McGill Library
McLennan Library Building3459 rue McTavish
Montreal, Quebec
H3A 0C9
Masson Collection
Collection
40 cm of textual records
Roderick Mackenzie was born in 1761 in Achiltibuie, Scotland, to Alexander Mackenzie of Achnaclerach and Catherine Mackenzie. Mackenzie moved to Quebec in 1784 and died in 1844 near Terrebonne, Quebec. Mackenzie’s family (brothers, cousins, and in-laws) were all involved in the fur trade, and he worked as a clerk and assistant for his first cousin Alexander Mackenzie. Mackenzie travelled to the northwest and established Fort Chipewyan and set up a library for the employees of the North West Company in Athabasca. While there, he married an unknown Indigenous woman “à la façon du pays” and had three to four children with her. His daughter Nancy, from this marriage, married a fur trader named John George McTavish. Nancy’s biography can be found linked to Mackenzie’s biography in the Dictionary of Canadian Biography, in which describes the typical life and treatment for Indigenous women at the time. Mackenzie served as lieutenant-colonel in the Terrebonne Militia and was appointed with the Legislative Council of Lower Canada. He was also appointed as Justice of the Peace for the “Indian Territories” (now known as south of the Great Lakes between the Mississippi and Ohio Rivers), and later for Montreal, Trois-Rivières, Gaspé, and Saint-François in Quebec. Mackenzie was a commissioner for various construction jobs (primarily of bridges and schools) and was a member of both the Literary and Historical Society of Quebec and the American Antiquarian Society and was a fellow of the Royal Society of Northern Antiquaries at Copenhagen. Mackenzie was accredited with the authorship of the introduction of his cousin Alexander Mackenzie’s book titled Voyages from Montreal, which gives an overall account of the history of the fur trade.
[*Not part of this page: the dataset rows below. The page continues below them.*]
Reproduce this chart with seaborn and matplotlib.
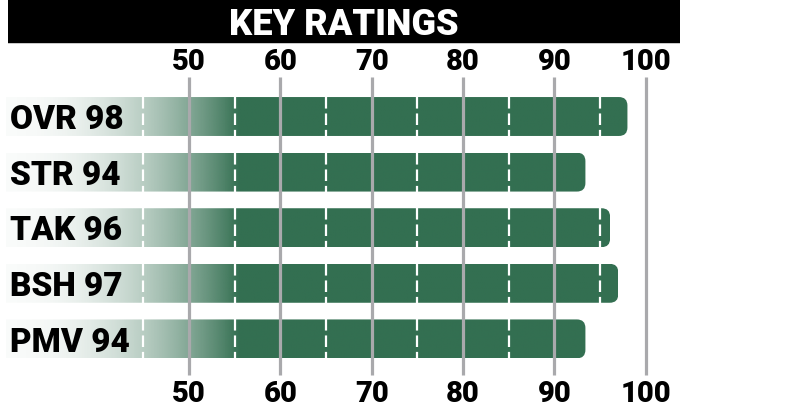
import numpy as np
import seaborn as sns
import matplotlib.pyplot as plt
from matplotlib.patches import FancyBboxPatch, Rectangle

codes = ['OVR', 'STR', 'TAK', 'BSH', 'PMV']
ratings = [98, 94, 96, 97, 94]
# bar lengths as drawn in the graphic
bar_ends = [98, 93.4, 96.1, 97, 93.4]
grid_ticks = [50, 60, 70, 80, 90, 100]
dash_ticks = [45, 55, 65, 75, 85, 95]

GREEN = '#336f51'
FONT = ['Roboto', 'DejaVu Sans']
WEIGHT = 'heavy'

sns.set_style('white')
plt.rcParams['font.family'] = FONT

fig = plt.figure(figsize=(7.85, 4.15), dpi=100)
ax = fig.add_axes([0, 0, 1, 1])

sns.barplot(x=bar_ends, y=codes, orient='h', width=0.7, color=GREEN, ax=ax)

# pixel mapping: 50 -> 189px, 9.134 px per unit; rows at 116.5px + 55.6px*i
ppx = 9.134
ppy = 55.6
ax.set_xlim(50 - 189 / ppx, 50 + (785 - 189) / ppx)
ax.set_ylim((415 - 116.5) / ppy, -116.5 / ppy)
ax.axis('off')

start = 30
rgb = np.array([0x33, 0x6f, 0x51]) / 255
r_x = 8.5 / ppx
aspect = (8.5 / ppy) / r_x

for p in list(ax.patches):
    y0 = p.get_y()
    h = p.get_height()
    end = p.get_width()
    p.set_visible(False)
    clip = FancyBboxPatch((start - 5, y0), end - start + 5, h,
                          boxstyle=f'round,pad=0,rounding_size={r_x}',
                          mutation_aspect=aspect, facecolor='none',
                          edgecolor='none', transform=ax.transData)
    ax.add_patch(clip)
    xs = np.linspace(start, end, 600)
    t = np.clip((xs - start) / (55.5 - start), 0, 1)
    alpha = 0.03 + 0.97 * t ** 2.1
    img = np.ones((1, len(xs), 4))
    img[0, :, :3] = rgb
    img[0, :, 3] = alpha
    im = ax.imshow(img, extent=[start, end, y0 + h, y0], aspect='auto',
                   interpolation='bilinear', zorder=2)
    im.set_clip_path(clip)
    for d in dash_ticks:
        if d < end - 0.3:
            ax.plot([d, d], [y0, y0 + h], color='white', lw=1.6,
                    dashes=(5.2, 2.2), zorder=3, solid_capstyle='butt',
                    dash_capstyle='butt')

# grey grid lines over the bars
gy0 = (77 - 116.5) / ppy
gy1 = (375 - 116.5) / ppy
for g in grid_ticks:
    ax.plot([g, g], [gy0, gy1], color='#a9a9ac', lw=2.3, zorder=4,
            solid_capstyle='butt')
    ax.text(g, (70 - 116.5) / ppy, str(g), ha='center', va='baseline',
            fontsize=21, fontweight=WEIGHT, color='black')
    ax.text(g, (402 - 116.5) / ppy, str(g), ha='center', va='baseline',
            fontsize=21, fontweight=WEIGHT, color='black')

for i, (c, r) in enumerate(zip(codes, ratings)):
    ax.text(50 - (189 - 10) / ppx, i + 12.6 / ppy, f'{c} {r}', ha='left',
            va='baseline', fontsize=24, fontweight=WEIGHT, color='black',
            zorder=5)

# title band
fig.patches.append(Rectangle((8 / 785, 1 - 43 / 415), 672 / 785, 43 / 415,
                             transform=fig.transFigure, facecolor='black',
                             edgecolor='none', zorder=0))
fig.patches.append(Rectangle((8 / 785, 1 - 44 / 415), 672 / 785, 1 / 415,
                             transform=fig.transFigure, facecolor='#c8c8c8',
                             edgecolor='none', zorder=0))
fig.text(344 / 785, 1 - 35 / 415, 'KEY RATINGS', ha='center', va='baseline',
         fontsize=26, fontweight=WEIGHT, color='white')

fig.savefig('out.png', dpi=100)
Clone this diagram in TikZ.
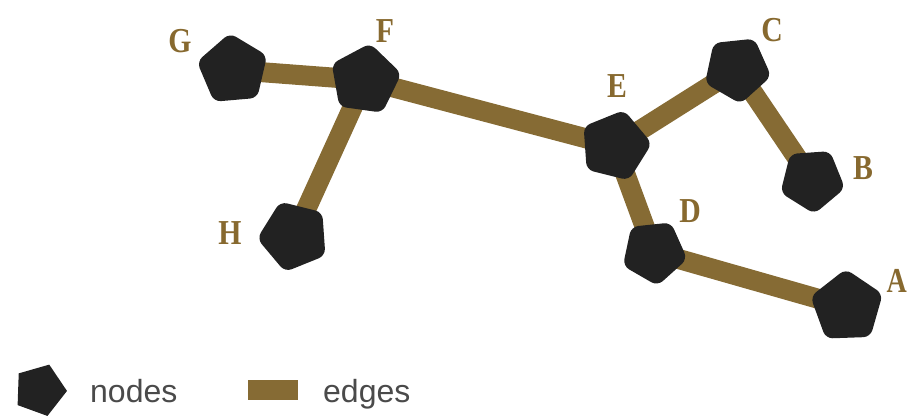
\documentclass[tikz,border=0pt]{standalone}
\usepackage{fontspec}
\setmainfont{Liberation Serif}
\newfontfamily\legfont{Liberation Sans}
\usetikzlibrary{shapes.geometric,backgrounds}
\definecolor{edgec}{HTML}{866B34}
\definecolor{nodec}{HTML}{222222}
\definecolor{labc}{HTML}{87692F}
\definecolor{legtext}{HTML}{4A4A4A}
\begin{document}
\begin{tikzpicture}[x=1pt,y=-1pt,
  gnode/.style={regular polygon, regular polygon sides=5, fill=nodec, minimum size=74pt, inner sep=0pt, rounded corners=7pt},
  edge/.style={draw=edgec, line width=20pt},
  lab/.style={text=labc, font=\fontsize{35}{35}\selectfont\bfseries, inner sep=0pt, anchor=base},
  legtxt/.style={text=legtext, font=\legfont\fontsize{32}{32}\selectfont, anchor=base west, inner sep=0pt}]
\useasboundingbox (0,0) rectangle (908,419);
% graph nodes
\node[gnode, shape border rotate=5]   (G) at (233,70) {};
\node[gnode, shape border rotate=-8]  (F) at (365,80) {};
\node[gnode, shape border rotate=22]  (H) at (294,236) {};
\node[gnode, shape border rotate=-14] (E) at (615,146) {};
\node[gnode, shape border rotate=-30, minimum size=70pt] (C) at (737,69) {};
\node[gnode, shape border rotate=40, minimum size=68pt]  (B) at (812,180) {};
\node[gnode, shape border rotate=-30, minimum size=68pt] (D) at (654,252) {};
\node[gnode, shape border rotate=2, minimum size=76pt]   (A) at (847,307) {};
% edges
\begin{scope}[on background layer]
  \draw[edge] (G.center) -- (F.center);
  \draw[edge] (F.center) -- (H.center);
  \draw[edge] (F.center) -- (E.center);
  \draw[edge] (E.center) -- (C.center);
  \draw[edge] (C.center) -- (B.center);
  \draw[edge] (E.center) -- (D.center);
  \draw[edge] (D.center) -- (A.center);
\end{scope}
% labels
\node[lab] (lG) at (180,53)  {\scalebox{0.85}[1]{G}};
\node[lab] (lF) at (385,43)  {\scalebox{0.85}[1]{F}};
\node[lab] (lC) at (772,42)  {\scalebox{0.85}[1]{C}};
\node[lab] (lE) at (617,98)  {\scalebox{0.85}[1]{E}};
\node[lab] (lB) at (863,180) {\scalebox{0.85}[1]{B}};
\node[lab] (lD) at (690,223) {\scalebox{0.85}[1]{D}};
\node[lab] (lH) at (230,245) {\scalebox{0.85}[1]{H}};
\node[lab, anchor=base east] (lA) at (907,293) {\scalebox{0.8}[1]{A}};
% legend
\node[regular polygon, regular polygon sides=5, fill=nodec, minimum size=54pt, inner sep=0pt, shape border rotate=-20] (legnode) at (40,390) {};
\node[legtxt] (legnodetxt) at (90,403) {nodes};
\node[fill=edgec, minimum width=50pt, minimum height=20pt, inner sep=0pt] (legedge) at (273,390) {};
\node[legtxt] (legedgetxt) at (323,403) {edges};
\end{tikzpicture}
\end{document}
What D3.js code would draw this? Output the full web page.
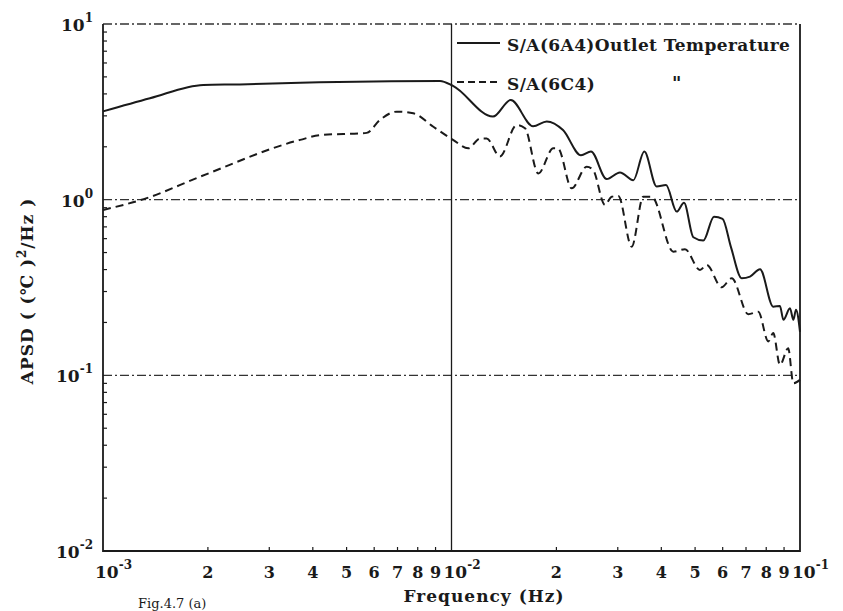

He was also a member of the Beaver Club, a dining club for men who had influence in the fur trade.
The collection was inherited by Louis-Rodrigue Masson (1833-1903) from his grandfather-in-law Roderick Mackenzie. Part of the material was acquired by McGill University at the sale of Masson's library in 1904 (19 of 22 available lots of material related to the North West Company, and three additional lots also included in this collection). One item was acquired later as a gift. The rest of the material in the collection was kept in the Masson family until sold to a Montreal-area collector in the 1990s.
The collection consists of documents amassed by Roderick Mackenzie. Among the Masson manuscripts there are other series of letters; as well as journals kept by North-Westers and various business documents. Some of this material exists as originals; others are contemporary copies - the George Keith letters for example are contemporary copies on paper watermarked 1827. The collection also includes some duplicate texts - contemporary copies or later nineteenth-century copies that in some cases represent edited versions of the texts. Samuel Wilcocke's account of the death of Benjamin Frobisher exists in a draft original (or contemporary copy) and in a late nineteenth-century clean copy. Of course Benjamin Frobisher did not die in the dramatic circumstances as recorded by Wilcocke, but peacefully in Quebec City in 1821.
Series 2 purchased from Warren Baker, 2018.
English, with some French.
In 2001, a digital project created transcriptions and digital versions of the Masson Papers (series 1 of the Collection) held at McGill. For these see: Pursuit of Adventure: The Fur Trade in Canada and the North West Company: http://digital.library.mcgill.ca/nwc/
Eleven of the manuscripts in Series 1 were published, often in a heavily edited version, by Masson in two volumes (1889-1890): Les Bourgeois de la Compagnie du Nord-Ouest: recits de voyages, lettres et rapports inédits relatifs au Nord-Ouest Canadien.